Поздним вечером идем через Ензор в Нивку. Здесь нас с нетерпением дожидаются сестры «Мушки» «Вильга» и «Крыся». После теплых приветствий появилось и угощение – свежие булки и колбаса. Только теперь мы почувствовали, как мы голодны»[23]23
  Отрывок из сборника «Воспоминания солдат ГЛ и АЛ», Варшава, 1962.


[Закрыть]
.

За несколько дней до пасхи вместе с «Вицеком» я направился из бункера в Высоки Бжеге в бункер в либёнжском лесу. Надвигались пасхальные праздники, и солдаты вермахта ехали с востока к своим семьям в отпуска. Мы решили, что оружию и ключам для развинчивания рельсов не имеет смысла ржаветь в бездействии.

Мы вышли ночью 8 апреля. Около будки обходчика сразу же за Хжановом «Куна» и «Валек» двинулись вперед на разведку. Они обследовали местность и заняли позицию, удобную для наблюдений. «Куна» первым подал сигнал, и тут точно таким же сигналом отозвался «Валек». Это означало, что путь свободен и можно приступать к развинчиванию рельсов. Быстро и бесшумно мы поднялись на насыпь. Принялись развинчивать стыки. Управились с этим быстро, так как у нас уже была большая практика.

Отойдя на безопасное расстояние, мы терпеливо ждали поезда. Наконец, со стороны Тжебини подошел поезд, набитый отпускниками с награбленным добром. События развивались в уже знакомой нам последовательности – грохот, сноп искр из паровозной топки, крики и хаотическая стрельба немцев. Не успели остыть от этого впечатления, как снова грохот. На свалившийся поезд налетел шедший с противоположной стороны товарняк со свиньями. Крики офицеров и визг свиней слились в одни согласный хор.

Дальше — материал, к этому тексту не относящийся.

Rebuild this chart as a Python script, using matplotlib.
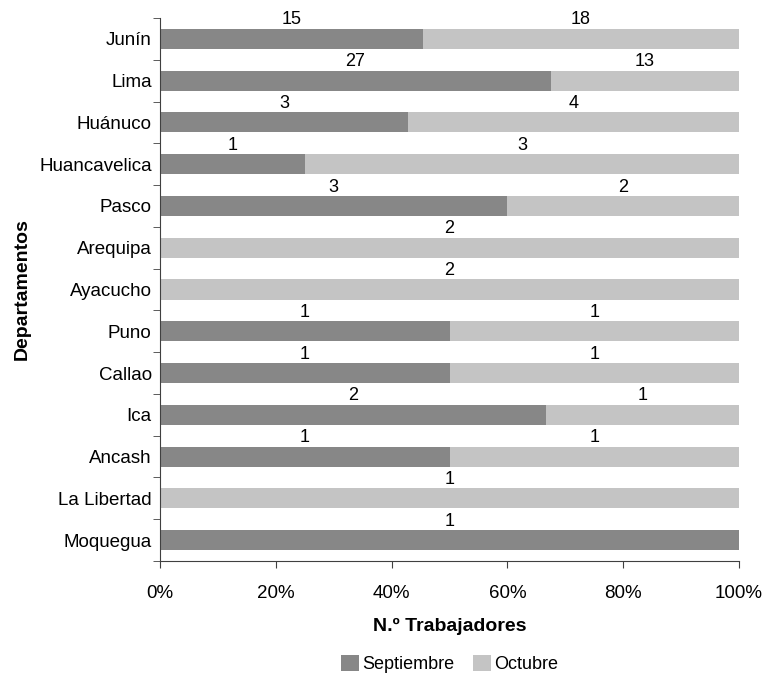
import numpy as np
import matplotlib
matplotlib.use("Agg")
import matplotlib.pyplot as plt
from matplotlib.ticker import PercentFormatter

plt.rcParams['font.family'] = ['Liberation Sans', 'DejaVu Sans']

departamentos = ['Junín', 'Lima', 'Huánuco', 'Huancavelica', 'Pasco', 'Arequipa',
                 'Ayacucho', 'Puno', 'Callao', 'Ica', 'Ancash', 'La Libertad', 'Moquegua']
septiembre = [15, 27, 3, 1, 3, 0, 0, 1, 1, 2, 1, 0, 1]
octubre = [18, 13, 4, 3, 2, 2, 2, 1, 1, 1, 1, 1, 0]

col_sep = '#878787'
col_oct = '#c4c4c4'

sep = np.array(septiembre, dtype=float)
octu = np.array(octubre, dtype=float)
total = sep + octu
p_sep = sep / total * 100
p_oct = octu / total * 100

fig = plt.figure(figsize=(7.68, 6.78), dpi=100)
ax = fig.add_axes([160 / 768, 1 - 561 / 678, 579 / 768, 543 / 678])

y = np.arange(len(departamentos))
h = 0.48
ax.barh(y, p_sep, height=h, color=col_sep, label='Septiembre')
ax.barh(y, p_oct, height=h, left=p_sep, color=col_oct, label='Octubre')

# etiquetas encima de cada segmento
for i in range(len(departamentos)):
    if sep[i] > 0:
        ax.text(p_sep[i] / 2, y[i] - h / 2 - 0.01, f'{int(sep[i])}',
                ha='center', va='bottom', fontsize=13)
    if octu[i] > 0:
        ax.text(p_sep[i] + p_oct[i] / 2, y[i] - h / 2 - 0.01, f'{int(octu[i])}',
                ha='center', va='bottom', fontsize=13)

ax.set_ylim(len(departamentos) - 0.5, -0.5)
ax.set_xlim(0, 100)
ax.set_yticks(y)
ax.set_yticklabels(departamentos, fontsize=13.5)
ax.set_yticks(np.arange(-0.5, len(departamentos)), minor=True)
ax.tick_params(axis='y', which='major', length=0, pad=6)
ax.tick_params(axis='y', which='minor', length=5, color='#404040')
ax.set_xticks([0, 20, 40, 60, 80, 100])
ax.xaxis.set_major_formatter(PercentFormatter(decimals=0))
ax.tick_params(axis='x', length=5, color='#404040', labelsize=13.5, pad=12)

for s in ['top', 'right']:
    ax.spines[s].set_visible(False)
for s in ['left', 'bottom']:
    ax.spines[s].set_color('#404040')

ax.set_xlabel('N.º Trabajadores', fontsize=14, fontweight='bold', labelpad=12)
ax.set_ylabel('Departamentos', fontsize=14, fontweight='bold', labelpad=6)

ax.legend(loc='center', bbox_to_anchor=(0.5, -0.19), ncol=2, frameon=False,
          fontsize=13, handlelength=1.0, handleheight=1.0, handletextpad=0.2,
          columnspacing=1.0)

fig.savefig('out.png', dpi=100)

В немецком донесении говорилось о большом материальном ущербе, о потере двух человек убитыми и семерых тяжело раненными.

Уже после освобождения я узнал, что жители восточных окраин Хжановского района воспользовались случаем и переловили разбежавшихся свиней. Таким образом, в праздники на польских столах появилось мясо. Такого результата нашей диверсии мы никак не ожидали!